Straus continued to run the company for twenty years after his partner Farrar died, until 1993 when he sold a majority interest of the company to the privately owned German publishing conglomerate Georg von Holtzbrinck Publishing Group. Straus offered FSG to the Holtzbrinck family because of their reputation for publishing serious works of literature.

21st century

Jonathan Galassi served as both president and publisher until 2018. Andrew Mandel joined in 2004 as deputy publisher. Eric Chinski is editor-in-chief. In 2008, Mitzi Angel came from Fourth Estate in the UK to be publisher of the Faber and Faber Inc. imprint. In 2018, Angel succeeded Galassi as publisher, and was named president in 2021. Other notable editors include Sean McDonald, Daphne Durham, and Alex Star.
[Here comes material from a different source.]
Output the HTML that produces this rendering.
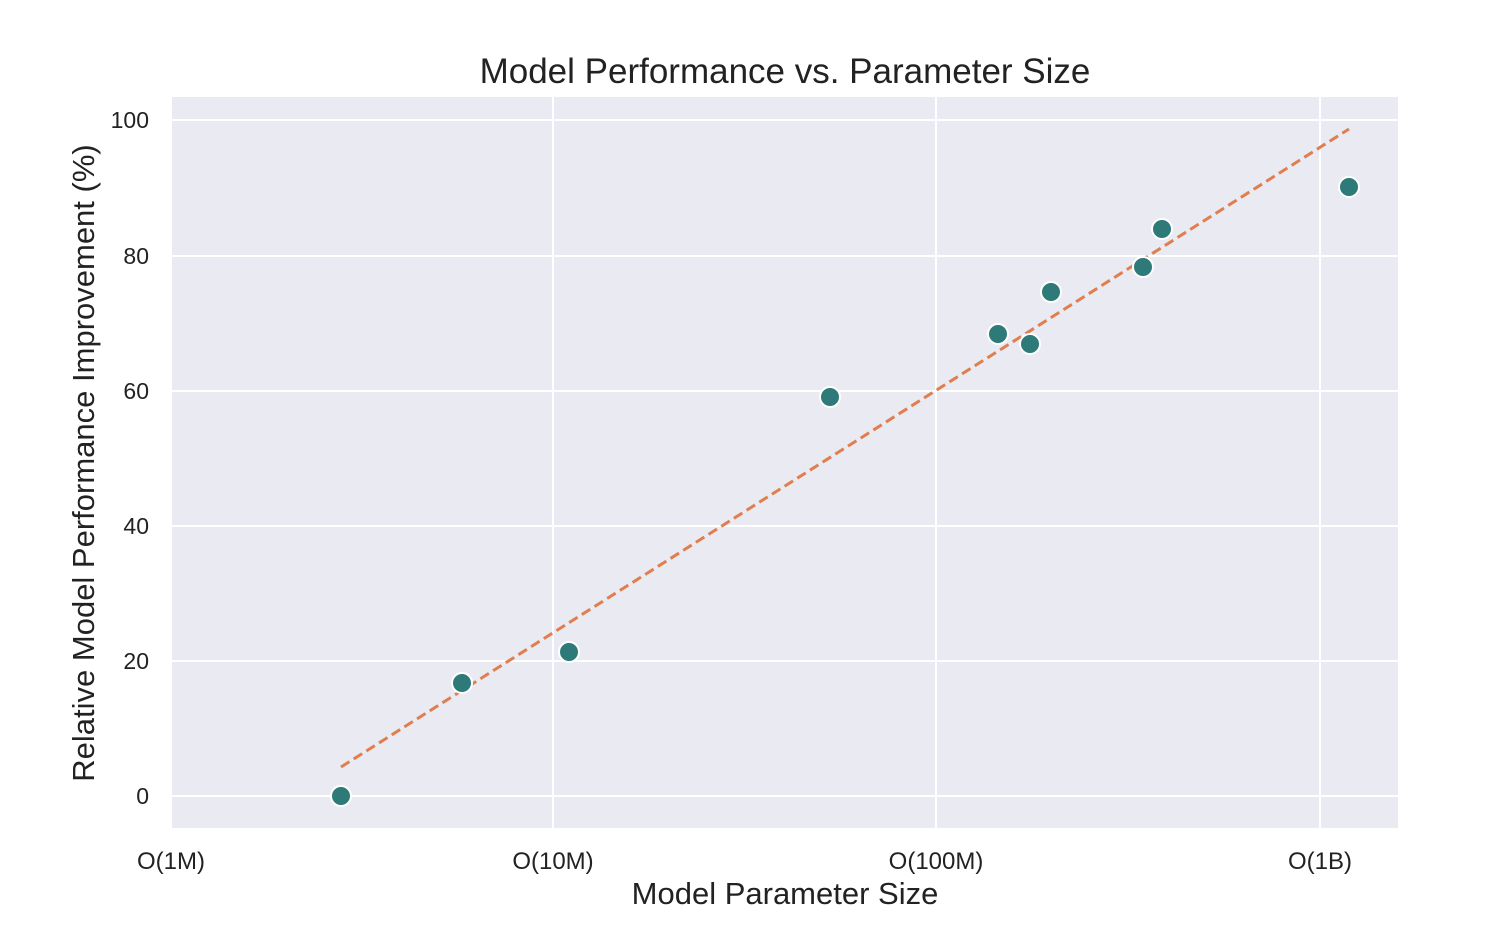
<!DOCTYPE html>
<html><head><meta charset="utf-8"><style>
body{margin:0;background:#fff;}
svg{display:block;font-family:"Liberation Sans",Arial,sans-serif;}
</style></head><body>
<svg width="1488" height="928" viewBox="0 0 1488 928" xmlns="http://www.w3.org/2000/svg">
<rect x="172" y="97" width="1226" height="731" fill="#eaeaf2"/>
<g stroke="#fff" stroke-width="2">
<line x1="553" y1="97" x2="553" y2="828"/>
<line x1="936" y1="97" x2="936" y2="828"/>
<line x1="1320" y1="97" x2="1320" y2="828"/>
<line x1="172" y1="120" x2="1398" y2="120"/>
<line x1="172" y1="256" x2="1398" y2="256"/>
<line x1="172" y1="391" x2="1398" y2="391"/>
<line x1="172" y1="526" x2="1398" y2="526"/>
<line x1="172" y1="661" x2="1398" y2="661"/>
<line x1="172" y1="796" x2="1398" y2="796"/>
</g>
<line x1="341" y1="767" x2="1349" y2="129" stroke="#e07e4e" stroke-width="3" stroke-dasharray="10,5"/>
<g fill="#2e7a78" stroke="#fff" stroke-width="2">
<circle cx="341" cy="796" r="10"/>
<circle cx="462" cy="683" r="10"/>
<circle cx="569" cy="652" r="10"/>
<circle cx="830" cy="397" r="10"/>
<circle cx="998" cy="334" r="10"/>
<circle cx="1030" cy="344" r="10"/>
<circle cx="1051" cy="292" r="10"/>
<circle cx="1143" cy="267" r="10"/>
<circle cx="1162" cy="229" r="10"/>
<circle cx="1349" cy="187" r="10"/>
</g>
<g font-size="23" fill="#222" text-anchor="end">
<text x="149" y="128">100</text>
<text x="149" y="264">80</text>
<text x="149" y="399">60</text>
<text x="149" y="534">40</text>
<text x="149" y="669">20</text>
<text x="149" y="804">0</text>
</g>
<g font-size="24" fill="#222" text-anchor="middle">
<text x="171" y="869">O(1M)</text>
<text x="553" y="869">O(10M)</text>
<text x="936" y="869">O(100M)</text>
<text x="1320" y="869">O(1B)</text>
</g>
<text x="785" y="904" font-size="31" fill="#222" text-anchor="middle">Model Parameter Size</text>
<text x="785" y="83" font-size="35" fill="#222" text-anchor="middle">Model Performance vs. Parameter Size</text>
<text transform="translate(94,463) rotate(-90)" font-size="31" fill="#222" text-anchor="middle">Relative Model Performance Improvement (%)</text>
</svg>
</body></html>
In February 2015 FSG and Faber and Faber announced the end of their partnership. All books scheduled for release and previously released under the imprint will be moved to the FSG colophon by August 2016.

Name history

  • Farrar, Straus, and Company (1945–1951)
  • Farrar, Straus and Young (1950–1956)
  • Farrar, Straus and Cudahy (1953–1963) – acquired L.C. Page & Co. in 1957
  • Farrar, Straus, and Company (1963–1964) after Cudahy left the firm.
  • Farrar, Straus and Giroux (1964–present)

Current imprints

  • MCD/FSG, which is viewed as a kind of a lab to experiment with new styles and genres. The imprint is headed by Sean McDonald, who is joined by Daphne Durham, formerly editor-in-chief and publisher of Amazon Publishing, as executive director.
  • FSG Originals
  • Hill and Wang publishes books of academic interest and specializes in history. Its authors include Roland Barthes, William Cronon, Langston Hughes, and Elie Wiesel.
  • North Point Press published literary nonfiction with an emphasis on natural history, travel, ecology, music, food, and cultural criticism. Its authors include Peter Matthiessen, Beryl Markham, Guy Davenport, A. J. Liebling, Margaret Visser, Wendell Berry, and M. F. K. Fisher.

Former imprints

  • Sarah Crichton Books publishes books with a slightly commercial bent. The imprint launched with Cathleen Falsani's The God Factor in 2006. Ishmael Beah's A Long Way Gone was a bestseller and a Starbucks-featured book in 2007.
  • Faber and Faber Inc. published a backlist of drama and books on the arts, entertainment, music, pop culture, cultural criticism, and the media. Its authors included David Auburn, Margaret Edson, Doug Wright, Richard Greenberg, Tom Stoppard, David Hare, Neil LaBute, Peter Conrad, Martin Eisenstadt and Courtney Love.
  • Scientific American / FSG, led by Amanda Moon, publishes non-fiction popular science books for the general reader. Its authors include Jesse Bering, Daniel Chamovitz, Kevin Dutton, and Caleb Scharf.
  • Noonday Press
  • Melanie Kroupa Books (children's book imprint, 2000–2008)
  • FSG Originals x Logic, a short-lived imprint for technology books that published Blockchain Chicken Farm.

Books for Young Readers

FSG Books for Young Readers publishes National Book Award winners Madeleine L'Engle (1980), William Steig (1983), Louis Sachar (1998), and Polly Horvath (2003). Books for Young Readers also publishes Natalie Babbitt, Roald Dahl, Jack Gantos, George Selden, Uri Shulevitz, Ozge Samanci, and Peter Sis.

Awards

Winners of the Nobel Prize in Literature
Winners of the Nobel Peace Prize
Winners of the Pulitzer Prize
Winners of the National Book Award

Notable authors

Staff

Jack Kerouac's then-girlfriend Joyce Johnson, started work in 1957, when Sheila Cudahy was a partner at the firm.